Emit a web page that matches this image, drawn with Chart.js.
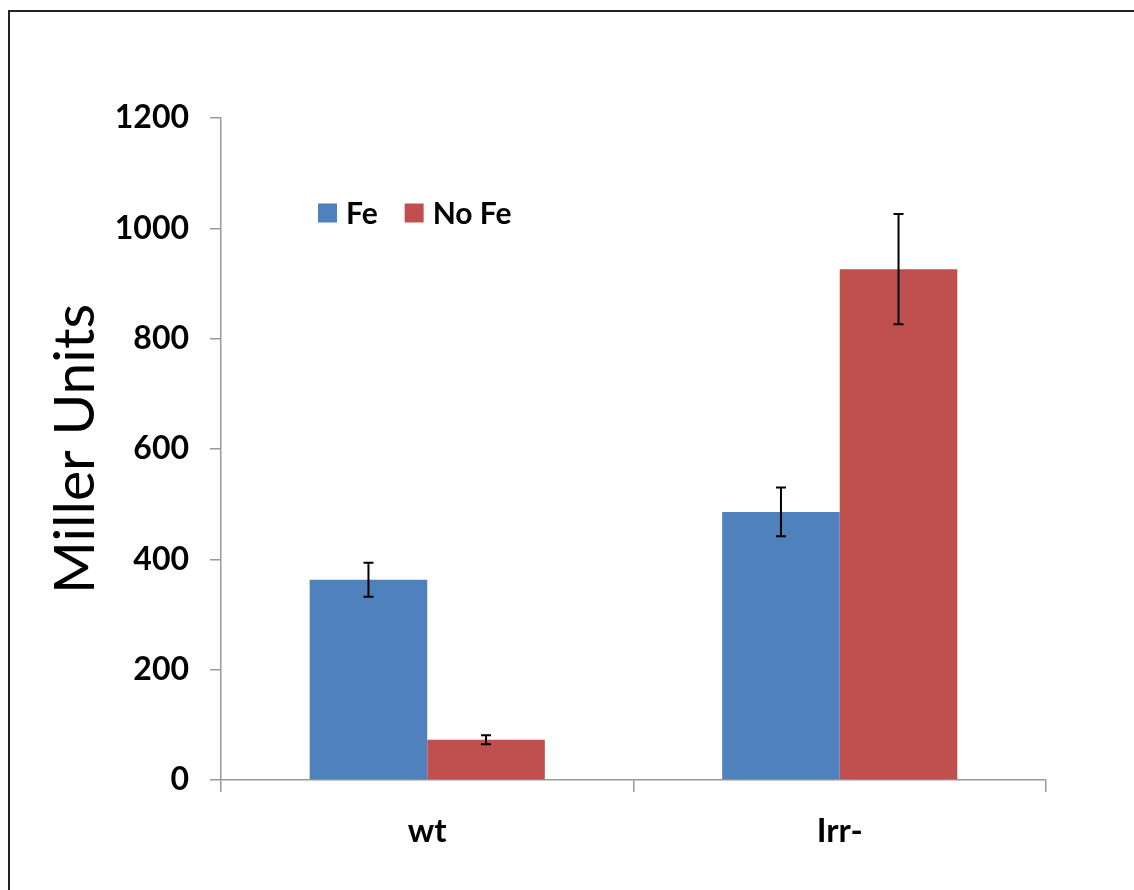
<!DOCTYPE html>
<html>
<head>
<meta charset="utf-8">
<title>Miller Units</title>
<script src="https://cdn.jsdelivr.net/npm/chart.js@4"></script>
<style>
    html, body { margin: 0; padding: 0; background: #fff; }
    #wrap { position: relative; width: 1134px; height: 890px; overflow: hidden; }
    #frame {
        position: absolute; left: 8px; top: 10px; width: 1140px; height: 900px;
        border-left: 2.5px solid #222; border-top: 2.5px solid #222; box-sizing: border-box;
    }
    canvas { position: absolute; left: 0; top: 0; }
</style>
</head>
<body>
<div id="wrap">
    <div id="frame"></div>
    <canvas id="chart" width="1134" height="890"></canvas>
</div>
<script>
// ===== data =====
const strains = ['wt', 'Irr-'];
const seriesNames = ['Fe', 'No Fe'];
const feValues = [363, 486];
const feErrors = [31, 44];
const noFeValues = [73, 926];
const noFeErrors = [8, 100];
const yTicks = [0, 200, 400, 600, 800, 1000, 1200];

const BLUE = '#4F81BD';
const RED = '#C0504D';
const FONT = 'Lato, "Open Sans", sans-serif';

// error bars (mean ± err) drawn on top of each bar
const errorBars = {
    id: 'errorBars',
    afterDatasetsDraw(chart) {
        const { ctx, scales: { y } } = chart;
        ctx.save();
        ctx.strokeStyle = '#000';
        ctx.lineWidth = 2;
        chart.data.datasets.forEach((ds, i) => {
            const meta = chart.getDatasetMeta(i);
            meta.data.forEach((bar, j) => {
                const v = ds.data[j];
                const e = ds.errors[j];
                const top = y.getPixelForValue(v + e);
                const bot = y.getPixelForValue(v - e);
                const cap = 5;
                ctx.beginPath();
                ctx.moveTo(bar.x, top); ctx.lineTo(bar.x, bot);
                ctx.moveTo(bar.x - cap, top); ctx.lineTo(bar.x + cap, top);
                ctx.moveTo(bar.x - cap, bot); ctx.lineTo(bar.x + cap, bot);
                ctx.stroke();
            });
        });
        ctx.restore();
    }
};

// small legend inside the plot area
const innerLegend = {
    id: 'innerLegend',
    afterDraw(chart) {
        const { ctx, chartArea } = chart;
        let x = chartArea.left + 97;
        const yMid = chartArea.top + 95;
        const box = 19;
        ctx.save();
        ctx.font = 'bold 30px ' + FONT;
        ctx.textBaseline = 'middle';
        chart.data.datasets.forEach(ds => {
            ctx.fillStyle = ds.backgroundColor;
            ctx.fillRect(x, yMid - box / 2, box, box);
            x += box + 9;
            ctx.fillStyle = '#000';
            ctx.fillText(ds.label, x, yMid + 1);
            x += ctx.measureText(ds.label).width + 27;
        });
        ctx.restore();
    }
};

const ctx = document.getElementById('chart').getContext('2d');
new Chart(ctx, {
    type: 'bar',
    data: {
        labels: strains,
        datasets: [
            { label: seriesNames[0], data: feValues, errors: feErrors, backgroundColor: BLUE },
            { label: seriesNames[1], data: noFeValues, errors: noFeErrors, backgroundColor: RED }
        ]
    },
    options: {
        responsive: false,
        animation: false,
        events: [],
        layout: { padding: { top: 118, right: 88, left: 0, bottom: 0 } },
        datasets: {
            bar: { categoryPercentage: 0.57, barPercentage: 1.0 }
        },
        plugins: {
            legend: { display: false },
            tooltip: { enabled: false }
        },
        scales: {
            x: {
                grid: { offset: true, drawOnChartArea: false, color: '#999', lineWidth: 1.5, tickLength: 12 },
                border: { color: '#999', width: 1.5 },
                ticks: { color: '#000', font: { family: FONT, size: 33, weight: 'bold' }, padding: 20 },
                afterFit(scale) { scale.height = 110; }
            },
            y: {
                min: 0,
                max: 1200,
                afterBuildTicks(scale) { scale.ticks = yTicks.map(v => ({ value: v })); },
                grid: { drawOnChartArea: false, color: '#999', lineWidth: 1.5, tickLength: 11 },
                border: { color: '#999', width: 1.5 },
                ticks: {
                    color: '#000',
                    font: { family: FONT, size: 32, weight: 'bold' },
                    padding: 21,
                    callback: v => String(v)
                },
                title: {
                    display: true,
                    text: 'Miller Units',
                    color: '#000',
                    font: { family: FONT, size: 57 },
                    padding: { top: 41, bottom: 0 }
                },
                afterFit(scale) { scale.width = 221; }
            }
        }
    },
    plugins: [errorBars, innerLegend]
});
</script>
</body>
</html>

---

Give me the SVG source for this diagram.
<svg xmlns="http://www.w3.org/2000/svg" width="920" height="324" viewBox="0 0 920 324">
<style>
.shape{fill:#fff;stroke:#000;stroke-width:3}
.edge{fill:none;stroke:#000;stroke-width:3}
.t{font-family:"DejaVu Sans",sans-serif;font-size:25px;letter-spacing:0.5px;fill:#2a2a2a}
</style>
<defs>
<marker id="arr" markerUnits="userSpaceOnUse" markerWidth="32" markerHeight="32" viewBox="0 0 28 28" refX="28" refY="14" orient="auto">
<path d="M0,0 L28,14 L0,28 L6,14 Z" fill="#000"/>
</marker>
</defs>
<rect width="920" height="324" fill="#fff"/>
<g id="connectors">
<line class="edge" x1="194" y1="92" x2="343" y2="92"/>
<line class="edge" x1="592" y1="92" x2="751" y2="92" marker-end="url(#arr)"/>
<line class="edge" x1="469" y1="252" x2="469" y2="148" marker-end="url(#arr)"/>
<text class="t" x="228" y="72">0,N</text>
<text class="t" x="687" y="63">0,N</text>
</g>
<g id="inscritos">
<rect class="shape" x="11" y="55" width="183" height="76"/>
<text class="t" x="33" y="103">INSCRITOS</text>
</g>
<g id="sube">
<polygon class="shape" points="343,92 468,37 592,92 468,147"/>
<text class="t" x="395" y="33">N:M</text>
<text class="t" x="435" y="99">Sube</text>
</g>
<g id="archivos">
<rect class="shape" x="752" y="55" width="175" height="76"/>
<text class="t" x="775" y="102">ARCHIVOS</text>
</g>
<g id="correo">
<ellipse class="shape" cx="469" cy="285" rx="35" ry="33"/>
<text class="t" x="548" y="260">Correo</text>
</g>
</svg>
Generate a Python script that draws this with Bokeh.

Exercise goal>
Identify the lines that contain the string "with", and copy every one of them.

Result below>
Emit a web page that matches this image, drawn with Chart.js.
Generate a Python script that draws this with Bokeh.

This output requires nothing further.